◆ STORED DATA
★ ★ ★
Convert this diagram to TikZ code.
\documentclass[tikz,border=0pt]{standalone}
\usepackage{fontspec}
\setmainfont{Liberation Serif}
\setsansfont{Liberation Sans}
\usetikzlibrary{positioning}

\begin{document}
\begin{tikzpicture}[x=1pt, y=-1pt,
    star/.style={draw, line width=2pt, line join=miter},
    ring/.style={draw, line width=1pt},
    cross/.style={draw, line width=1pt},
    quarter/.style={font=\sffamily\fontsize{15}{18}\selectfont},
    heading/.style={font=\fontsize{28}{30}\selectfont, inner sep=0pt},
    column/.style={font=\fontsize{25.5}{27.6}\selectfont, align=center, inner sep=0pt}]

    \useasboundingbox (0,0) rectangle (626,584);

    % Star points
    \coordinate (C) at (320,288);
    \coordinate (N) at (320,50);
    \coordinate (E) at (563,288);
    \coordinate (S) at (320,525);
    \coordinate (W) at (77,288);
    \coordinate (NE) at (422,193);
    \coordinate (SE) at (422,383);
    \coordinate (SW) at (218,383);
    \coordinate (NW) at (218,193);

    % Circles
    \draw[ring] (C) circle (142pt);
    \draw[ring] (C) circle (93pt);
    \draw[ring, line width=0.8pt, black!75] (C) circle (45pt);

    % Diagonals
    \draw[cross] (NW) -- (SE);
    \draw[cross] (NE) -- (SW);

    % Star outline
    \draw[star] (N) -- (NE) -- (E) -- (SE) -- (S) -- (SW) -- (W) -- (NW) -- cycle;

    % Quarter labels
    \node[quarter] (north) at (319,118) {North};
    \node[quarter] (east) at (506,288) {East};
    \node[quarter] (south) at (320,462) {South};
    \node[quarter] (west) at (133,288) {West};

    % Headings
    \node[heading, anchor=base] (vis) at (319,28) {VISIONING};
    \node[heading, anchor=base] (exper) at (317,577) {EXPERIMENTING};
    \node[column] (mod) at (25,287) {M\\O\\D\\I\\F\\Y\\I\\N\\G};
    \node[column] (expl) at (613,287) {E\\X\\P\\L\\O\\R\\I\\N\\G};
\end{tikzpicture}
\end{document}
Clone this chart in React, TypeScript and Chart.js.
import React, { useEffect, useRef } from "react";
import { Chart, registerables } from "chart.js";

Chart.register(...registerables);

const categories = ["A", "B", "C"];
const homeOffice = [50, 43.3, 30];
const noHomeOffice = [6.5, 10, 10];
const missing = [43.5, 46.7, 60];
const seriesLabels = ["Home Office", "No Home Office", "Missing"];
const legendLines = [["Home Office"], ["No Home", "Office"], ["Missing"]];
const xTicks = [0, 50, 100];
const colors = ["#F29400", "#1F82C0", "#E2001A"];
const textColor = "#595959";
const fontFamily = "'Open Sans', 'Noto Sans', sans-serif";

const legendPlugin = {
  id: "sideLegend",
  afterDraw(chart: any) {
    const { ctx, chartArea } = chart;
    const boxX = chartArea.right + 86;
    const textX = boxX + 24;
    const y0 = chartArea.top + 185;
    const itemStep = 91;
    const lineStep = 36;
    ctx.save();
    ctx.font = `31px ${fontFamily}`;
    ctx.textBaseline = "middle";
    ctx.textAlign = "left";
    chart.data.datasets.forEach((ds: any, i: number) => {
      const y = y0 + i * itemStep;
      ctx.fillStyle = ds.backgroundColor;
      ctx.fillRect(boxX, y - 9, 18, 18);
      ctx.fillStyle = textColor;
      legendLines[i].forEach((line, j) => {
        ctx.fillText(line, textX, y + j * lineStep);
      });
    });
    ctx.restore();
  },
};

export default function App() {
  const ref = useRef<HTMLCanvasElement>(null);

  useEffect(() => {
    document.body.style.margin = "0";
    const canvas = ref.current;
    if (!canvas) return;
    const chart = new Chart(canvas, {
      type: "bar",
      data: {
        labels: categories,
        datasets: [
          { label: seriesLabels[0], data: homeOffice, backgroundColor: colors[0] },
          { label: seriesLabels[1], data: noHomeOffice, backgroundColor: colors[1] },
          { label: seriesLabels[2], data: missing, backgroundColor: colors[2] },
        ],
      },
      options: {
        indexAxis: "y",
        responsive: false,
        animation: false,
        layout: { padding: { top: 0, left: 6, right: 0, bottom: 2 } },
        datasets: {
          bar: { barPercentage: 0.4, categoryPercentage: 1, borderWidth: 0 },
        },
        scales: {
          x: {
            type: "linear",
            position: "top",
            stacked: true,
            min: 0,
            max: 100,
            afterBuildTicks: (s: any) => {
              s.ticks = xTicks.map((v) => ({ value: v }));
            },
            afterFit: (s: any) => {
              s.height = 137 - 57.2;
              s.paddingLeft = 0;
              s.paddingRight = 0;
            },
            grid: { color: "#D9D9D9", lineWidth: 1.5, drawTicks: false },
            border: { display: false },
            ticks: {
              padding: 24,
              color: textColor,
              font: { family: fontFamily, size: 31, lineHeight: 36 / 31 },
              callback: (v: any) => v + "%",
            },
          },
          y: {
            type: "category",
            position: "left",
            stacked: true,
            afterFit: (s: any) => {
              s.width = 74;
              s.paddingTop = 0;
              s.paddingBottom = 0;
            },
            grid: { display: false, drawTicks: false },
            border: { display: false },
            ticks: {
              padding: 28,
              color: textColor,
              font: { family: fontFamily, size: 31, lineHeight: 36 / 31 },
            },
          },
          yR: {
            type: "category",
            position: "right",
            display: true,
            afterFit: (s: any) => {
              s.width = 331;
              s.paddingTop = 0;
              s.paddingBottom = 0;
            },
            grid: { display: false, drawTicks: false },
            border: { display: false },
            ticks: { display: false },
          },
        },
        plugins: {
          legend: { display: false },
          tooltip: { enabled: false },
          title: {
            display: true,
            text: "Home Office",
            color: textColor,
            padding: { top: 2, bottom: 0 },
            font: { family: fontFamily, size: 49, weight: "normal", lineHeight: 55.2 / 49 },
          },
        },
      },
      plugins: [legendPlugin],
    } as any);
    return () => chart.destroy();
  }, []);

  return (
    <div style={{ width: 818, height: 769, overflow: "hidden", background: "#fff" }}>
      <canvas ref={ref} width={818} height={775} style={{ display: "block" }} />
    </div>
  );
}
★ ★ ★
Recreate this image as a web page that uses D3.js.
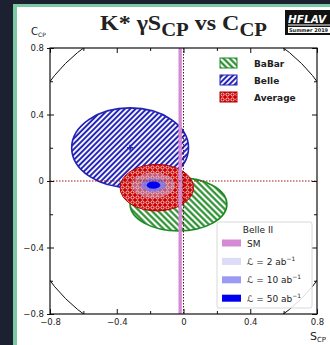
★ ★ ★
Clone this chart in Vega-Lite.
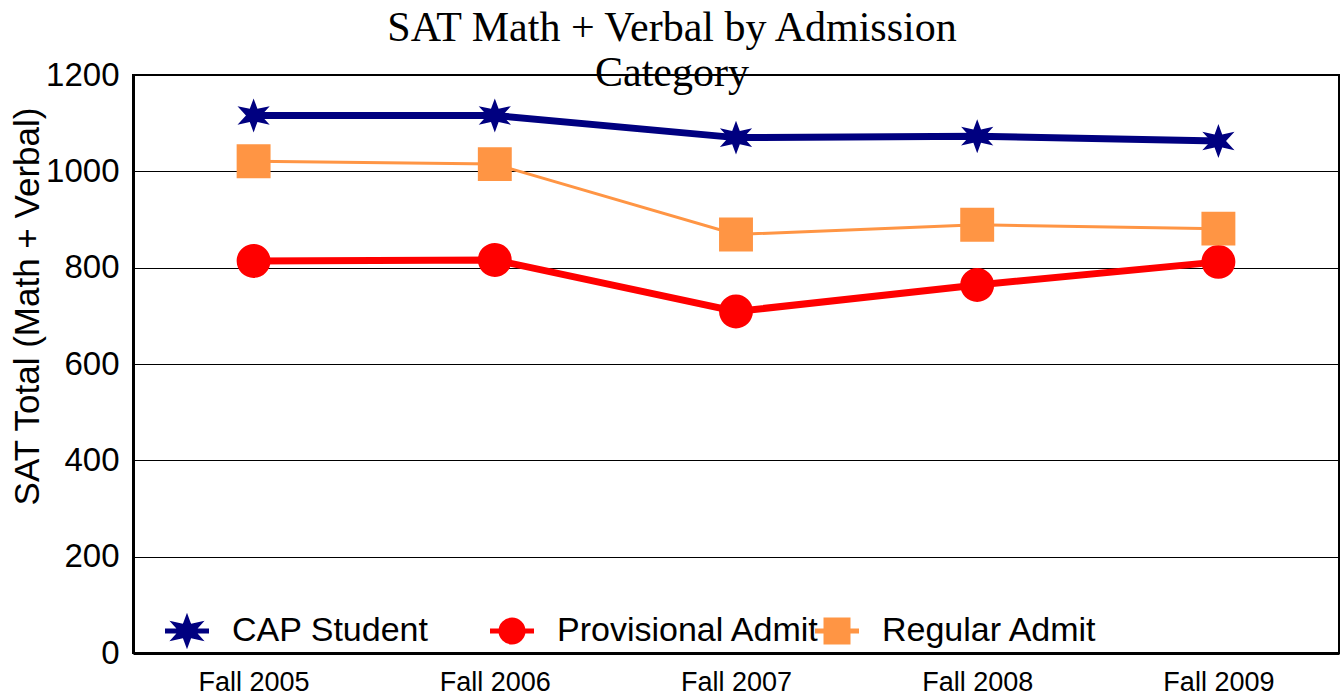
★ ★ ★
◆ GIVEN PROBLEM
Search the entries for "Clone" and copy out each line that has it.

◆ FULL RESPONSE
Clone this chart in React, TypeScript and Chart.js.
Clone this chart in Vega-Lite.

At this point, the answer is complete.